The market is definitely changing. Since May prices had been steadily rising and buyers (both investors and homeowners) where very aggressive in trying to purchase properties.
Fast-forward half a year and things have changes. Homeowners seem to be not interested in buying anything right now, the tax credit is gone, it is the slower season and prices have gone up. Investors, other then most of the ones I know, seem to be as aggressive as ever. They are paying prices based on July comparable sales and really overpaying in my opinion.
Some of the things we are doing differently with this in mind:
- Lowering our Prices
This is obvious, but at this point we are offering 10-20% less on the same properties.
- Raising Commission on our Re-Sales
We used to offer 2.5% commission to the Buyer’s agent that bring offers on our re-sales. Now we are up to 4% on most of our listings.

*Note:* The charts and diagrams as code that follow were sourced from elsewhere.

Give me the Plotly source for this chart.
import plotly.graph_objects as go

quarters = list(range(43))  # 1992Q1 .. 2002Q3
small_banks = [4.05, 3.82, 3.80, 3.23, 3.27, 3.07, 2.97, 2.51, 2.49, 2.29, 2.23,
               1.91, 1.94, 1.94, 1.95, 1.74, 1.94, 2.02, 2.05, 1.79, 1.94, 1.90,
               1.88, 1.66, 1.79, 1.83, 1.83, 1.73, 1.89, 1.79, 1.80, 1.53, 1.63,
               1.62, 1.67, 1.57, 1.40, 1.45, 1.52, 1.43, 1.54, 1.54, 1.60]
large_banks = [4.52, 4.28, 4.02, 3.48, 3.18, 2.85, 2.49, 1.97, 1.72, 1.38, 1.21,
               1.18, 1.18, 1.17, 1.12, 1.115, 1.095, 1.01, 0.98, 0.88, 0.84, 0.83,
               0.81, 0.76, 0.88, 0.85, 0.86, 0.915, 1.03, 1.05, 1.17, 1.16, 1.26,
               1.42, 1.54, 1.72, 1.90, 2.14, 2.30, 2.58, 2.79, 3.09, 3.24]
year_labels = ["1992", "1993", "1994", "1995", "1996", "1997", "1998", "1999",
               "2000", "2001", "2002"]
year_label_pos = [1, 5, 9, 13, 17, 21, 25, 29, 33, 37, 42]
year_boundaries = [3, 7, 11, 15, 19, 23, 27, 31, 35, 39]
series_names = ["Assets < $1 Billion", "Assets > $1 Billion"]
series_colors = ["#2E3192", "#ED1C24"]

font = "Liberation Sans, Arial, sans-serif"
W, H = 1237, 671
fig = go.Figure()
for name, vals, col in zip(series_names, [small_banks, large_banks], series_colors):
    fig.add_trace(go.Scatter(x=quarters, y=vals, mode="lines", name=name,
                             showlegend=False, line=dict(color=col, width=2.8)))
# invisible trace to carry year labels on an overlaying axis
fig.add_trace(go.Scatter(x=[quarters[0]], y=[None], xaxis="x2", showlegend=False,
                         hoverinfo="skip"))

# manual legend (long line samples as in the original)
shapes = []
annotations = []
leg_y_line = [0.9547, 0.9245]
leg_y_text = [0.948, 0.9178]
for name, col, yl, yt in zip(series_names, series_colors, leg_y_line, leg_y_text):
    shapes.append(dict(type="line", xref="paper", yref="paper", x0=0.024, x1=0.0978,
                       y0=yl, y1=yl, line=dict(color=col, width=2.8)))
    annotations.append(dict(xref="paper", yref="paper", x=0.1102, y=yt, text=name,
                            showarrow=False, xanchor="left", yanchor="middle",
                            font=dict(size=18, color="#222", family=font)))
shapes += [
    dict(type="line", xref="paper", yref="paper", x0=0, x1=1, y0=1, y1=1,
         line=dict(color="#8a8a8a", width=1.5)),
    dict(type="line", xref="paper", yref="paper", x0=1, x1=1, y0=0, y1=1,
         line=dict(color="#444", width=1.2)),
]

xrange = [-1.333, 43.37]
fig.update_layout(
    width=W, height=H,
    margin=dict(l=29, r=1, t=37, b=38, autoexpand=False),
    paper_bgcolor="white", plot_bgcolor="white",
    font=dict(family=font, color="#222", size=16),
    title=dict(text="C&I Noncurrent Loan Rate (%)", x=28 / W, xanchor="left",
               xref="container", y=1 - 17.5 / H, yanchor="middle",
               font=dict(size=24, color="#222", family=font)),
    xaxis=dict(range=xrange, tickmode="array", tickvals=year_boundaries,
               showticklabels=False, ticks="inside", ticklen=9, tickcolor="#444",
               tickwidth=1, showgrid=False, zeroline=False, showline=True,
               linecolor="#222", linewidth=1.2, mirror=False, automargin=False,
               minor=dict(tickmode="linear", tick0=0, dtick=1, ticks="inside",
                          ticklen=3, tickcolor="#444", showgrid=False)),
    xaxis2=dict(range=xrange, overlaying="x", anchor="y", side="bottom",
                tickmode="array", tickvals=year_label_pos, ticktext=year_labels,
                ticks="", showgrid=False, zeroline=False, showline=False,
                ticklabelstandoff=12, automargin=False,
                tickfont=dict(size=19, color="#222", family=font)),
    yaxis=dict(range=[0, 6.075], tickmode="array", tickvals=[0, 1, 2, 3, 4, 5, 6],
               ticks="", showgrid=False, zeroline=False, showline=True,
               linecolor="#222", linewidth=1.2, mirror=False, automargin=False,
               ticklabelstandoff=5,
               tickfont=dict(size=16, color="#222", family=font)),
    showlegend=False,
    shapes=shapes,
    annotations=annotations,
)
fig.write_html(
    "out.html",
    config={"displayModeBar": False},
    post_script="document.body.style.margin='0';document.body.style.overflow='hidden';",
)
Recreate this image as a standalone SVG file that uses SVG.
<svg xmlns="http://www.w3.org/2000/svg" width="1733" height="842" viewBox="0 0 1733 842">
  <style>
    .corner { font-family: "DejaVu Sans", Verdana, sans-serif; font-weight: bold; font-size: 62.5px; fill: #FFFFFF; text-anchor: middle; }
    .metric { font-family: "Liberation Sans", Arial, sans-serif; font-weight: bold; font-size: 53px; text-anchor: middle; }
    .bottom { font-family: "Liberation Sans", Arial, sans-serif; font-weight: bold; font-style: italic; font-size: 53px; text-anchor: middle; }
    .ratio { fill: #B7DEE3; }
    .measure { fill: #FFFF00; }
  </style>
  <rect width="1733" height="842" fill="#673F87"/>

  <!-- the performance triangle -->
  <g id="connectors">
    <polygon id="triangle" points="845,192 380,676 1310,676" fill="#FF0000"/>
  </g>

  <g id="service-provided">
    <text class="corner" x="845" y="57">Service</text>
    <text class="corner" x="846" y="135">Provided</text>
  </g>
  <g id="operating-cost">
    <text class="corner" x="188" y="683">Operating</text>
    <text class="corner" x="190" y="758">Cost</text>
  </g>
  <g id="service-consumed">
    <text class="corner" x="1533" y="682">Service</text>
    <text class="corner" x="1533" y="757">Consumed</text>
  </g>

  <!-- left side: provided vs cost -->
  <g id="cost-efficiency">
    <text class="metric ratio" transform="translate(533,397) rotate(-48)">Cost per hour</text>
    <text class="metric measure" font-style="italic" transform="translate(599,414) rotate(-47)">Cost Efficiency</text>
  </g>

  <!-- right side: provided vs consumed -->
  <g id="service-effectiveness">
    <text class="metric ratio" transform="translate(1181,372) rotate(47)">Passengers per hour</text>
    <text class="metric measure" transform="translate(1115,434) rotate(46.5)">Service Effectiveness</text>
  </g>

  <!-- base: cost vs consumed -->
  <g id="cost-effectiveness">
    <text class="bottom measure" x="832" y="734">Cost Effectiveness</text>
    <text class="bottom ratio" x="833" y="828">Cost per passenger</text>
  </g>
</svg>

- Rent-able, if we cannot Sell It
We are trying to stay in the “entry-level” price range. If the market does change we want multiple exit strategies available (aka renting the house out at positive cash-flow).
- Being More Negotiable
When we do get offers we are a bit more flexible with the Buyer’s.
- Keep Buying Good Rentals
Being Landlords is a big part of our business model right now and we still plan on buying as many rental houses as we can afford and make sense.
- Low Balling the List Prices
- Oftentimes, we could pay list price or over list for houses and turn a profit. There are still a couple deals like that, but now oftentimes our max purchase is 10%, 20% or 30% under list.
I am unsure how much of this change is seasonable and just based on the slow winter months. Last year wasn’t like this, but that might have been because of the tax credit.
Luckily, we have a couple escrows open for resales and not too many properties in our inventory. The couple retail deals we have left we have good margins in them and if we cannot find any Buyer’s they would make great rentals.
That being said, it’s definitely time for investors to be careful!